• **What the task asks**
Copy out each line exactly; pictures stay out of the copy.
◆ ◆ ◆
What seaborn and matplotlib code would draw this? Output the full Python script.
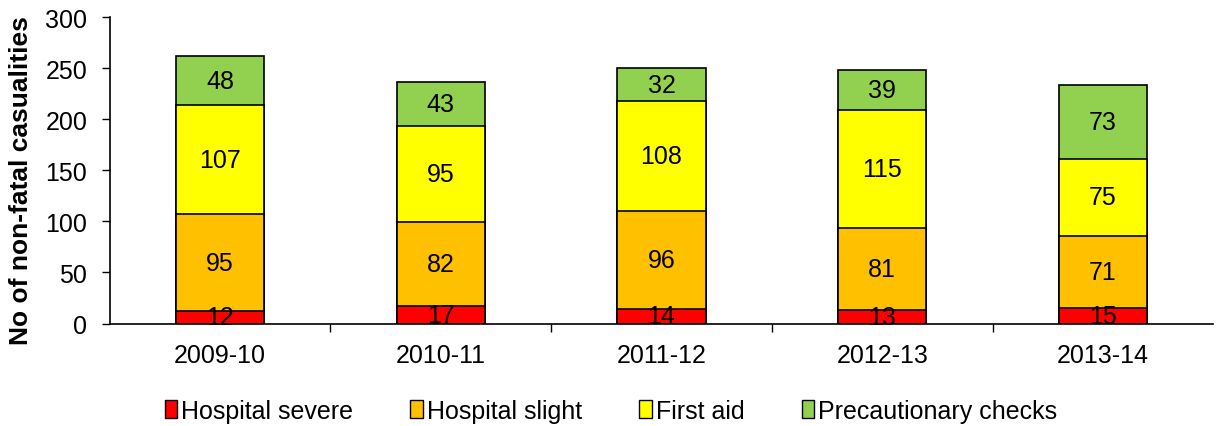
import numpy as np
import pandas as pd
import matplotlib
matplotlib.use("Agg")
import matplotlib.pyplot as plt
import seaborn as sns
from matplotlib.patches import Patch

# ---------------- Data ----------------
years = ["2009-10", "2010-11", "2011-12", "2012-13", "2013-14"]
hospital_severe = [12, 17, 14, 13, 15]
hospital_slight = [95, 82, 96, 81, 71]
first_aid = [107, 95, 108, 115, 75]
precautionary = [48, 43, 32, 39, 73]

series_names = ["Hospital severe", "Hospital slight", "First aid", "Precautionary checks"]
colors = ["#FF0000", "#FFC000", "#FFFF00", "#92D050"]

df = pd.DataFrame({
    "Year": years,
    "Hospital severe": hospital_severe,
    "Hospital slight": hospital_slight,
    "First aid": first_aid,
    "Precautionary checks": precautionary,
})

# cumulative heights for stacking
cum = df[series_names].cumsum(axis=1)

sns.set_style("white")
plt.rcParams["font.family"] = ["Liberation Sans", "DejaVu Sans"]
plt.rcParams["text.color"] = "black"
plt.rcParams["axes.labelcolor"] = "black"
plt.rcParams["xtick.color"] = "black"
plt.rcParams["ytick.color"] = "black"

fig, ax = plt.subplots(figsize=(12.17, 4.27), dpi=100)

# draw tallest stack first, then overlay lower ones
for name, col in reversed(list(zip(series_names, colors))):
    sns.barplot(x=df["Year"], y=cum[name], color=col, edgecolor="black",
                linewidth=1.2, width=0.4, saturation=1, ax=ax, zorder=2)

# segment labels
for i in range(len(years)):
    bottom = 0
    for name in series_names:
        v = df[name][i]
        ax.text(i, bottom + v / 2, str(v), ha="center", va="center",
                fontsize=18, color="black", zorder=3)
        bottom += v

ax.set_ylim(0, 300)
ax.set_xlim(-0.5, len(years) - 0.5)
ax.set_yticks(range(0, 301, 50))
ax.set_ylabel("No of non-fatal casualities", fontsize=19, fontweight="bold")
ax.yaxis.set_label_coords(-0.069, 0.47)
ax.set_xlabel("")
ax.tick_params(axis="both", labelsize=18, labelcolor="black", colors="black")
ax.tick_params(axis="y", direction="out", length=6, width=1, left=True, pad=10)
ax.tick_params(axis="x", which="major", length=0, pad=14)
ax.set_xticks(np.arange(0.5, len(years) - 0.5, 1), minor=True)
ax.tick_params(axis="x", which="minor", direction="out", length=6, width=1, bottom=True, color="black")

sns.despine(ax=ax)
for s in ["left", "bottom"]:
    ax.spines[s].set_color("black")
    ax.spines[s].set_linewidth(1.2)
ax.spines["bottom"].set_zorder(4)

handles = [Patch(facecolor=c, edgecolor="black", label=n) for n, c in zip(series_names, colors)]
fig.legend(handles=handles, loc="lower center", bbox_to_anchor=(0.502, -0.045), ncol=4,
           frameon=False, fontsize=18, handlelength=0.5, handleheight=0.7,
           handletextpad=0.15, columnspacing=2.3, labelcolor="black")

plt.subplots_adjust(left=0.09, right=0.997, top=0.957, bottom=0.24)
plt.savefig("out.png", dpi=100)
◆ ◆ ◆
• **Finished exercise**
What seaborn and matplotlib code would draw this? Output the full Python script.
import numpy as np
import pandas as pd
import matplotlib
matplotlib.use("Agg")
import matplotlib.pyplot as plt
import seaborn as sns
from matplotlib.patches import Patch

# ---------------- Data ----------------
years = ["2009-10", "2010-11", "2011-12", "2012-13", "2013-14"]
hospital_severe = [12, 17, 14, 13, 15]
hospital_slight = [95, 82, 96, 81, 71]
first_aid = [107, 95, 108, 115, 75]
precautionary = [48, 43, 32, 39, 73]

series_names = ["Hospital severe", "Hospital slight", "First aid", "Precautionary checks"]
colors = ["#FF0000", "#FFC000", "#FFFF00", "#92D050"]

df = pd.DataFrame({
    "Year": years,
    "Hospital severe": hospital_severe,
    "Hospital slight": hospital_slight,
    "First aid": first_aid,
    "Precautionary checks": precautionary,
})

# cumulative heights for stacking
cum = df[series_names].cumsum(axis=1)

sns.set_style("white")
plt.rcParams["font.family"] = ["Liberation Sans", "DejaVu Sans"]
plt.rcParams["text.color"] = "black"
plt.rcParams["axes.labelcolor"] = "black"
plt.rcParams["xtick.color"] = "black"
plt.rcParams["ytick.color"] = "black"

fig, ax = plt.subplots(figsize=(12.17, 4.27), dpi=100)

# draw tallest stack first, then overlay lower ones
for name, col in reversed(list(zip(series_names, colors))):
    sns.barplot(x=df["Year"], y=cum[name], color=col, edgecolor="black",
                linewidth=1.2, width=0.4, saturation=1, ax=ax, zorder=2)

# segment labels
for i in range(len(years)):
    bottom = 0
    for name in series_names:
        v = df[name][i]
        ax.text(i, bottom + v / 2, str(v), ha="center", va="center",
                fontsize=18, color="black", zorder=3)
        bottom += v

ax.set_ylim(0, 300)
ax.set_xlim(-0.5, len(years) - 0.5)
ax.set_yticks(range(0, 301, 50))
ax.set_ylabel("No of non-fatal casualities", fontsize=19, fontweight="bold")
ax.yaxis.set_label_coords(-0.069, 0.47)
ax.set_xlabel("")
ax.tick_params(axis="both", labelsize=18, labelcolor="black", colors="black")
ax.tick_params(axis="y", direction="out", length=6, width=1, left=True, pad=10)
ax.tick_params(axis="x", which="major", length=0, pad=14)
ax.set_xticks(np.arange(0.5, len(years) - 0.5, 1), minor=True)
ax.tick_params(axis="x", which="minor", direction="out", length=6, width=1, bottom=True, color="black")

sns.despine(ax=ax)
for s in ["left", "bottom"]:
    ax.spines[s].set_color("black")
    ax.spines[s].set_linewidth(1.2)
ax.spines["bottom"].set_zorder(4)

handles = [Patch(facecolor=c, edgecolor="black", label=n) for n, c in zip(series_names, colors)]
fig.legend(handles=handles, loc="lower center", bbox_to_anchor=(0.502, -0.045), ncol=4,
           frameon=False, fontsize=18, handlelength=0.5, handleheight=0.7,
           handletextpad=0.15, columnspacing=2.3, labelcolor="black")

plt.subplots_adjust(left=0.09, right=0.997, top=0.957, bottom=0.24)
plt.savefig("out.png", dpi=100)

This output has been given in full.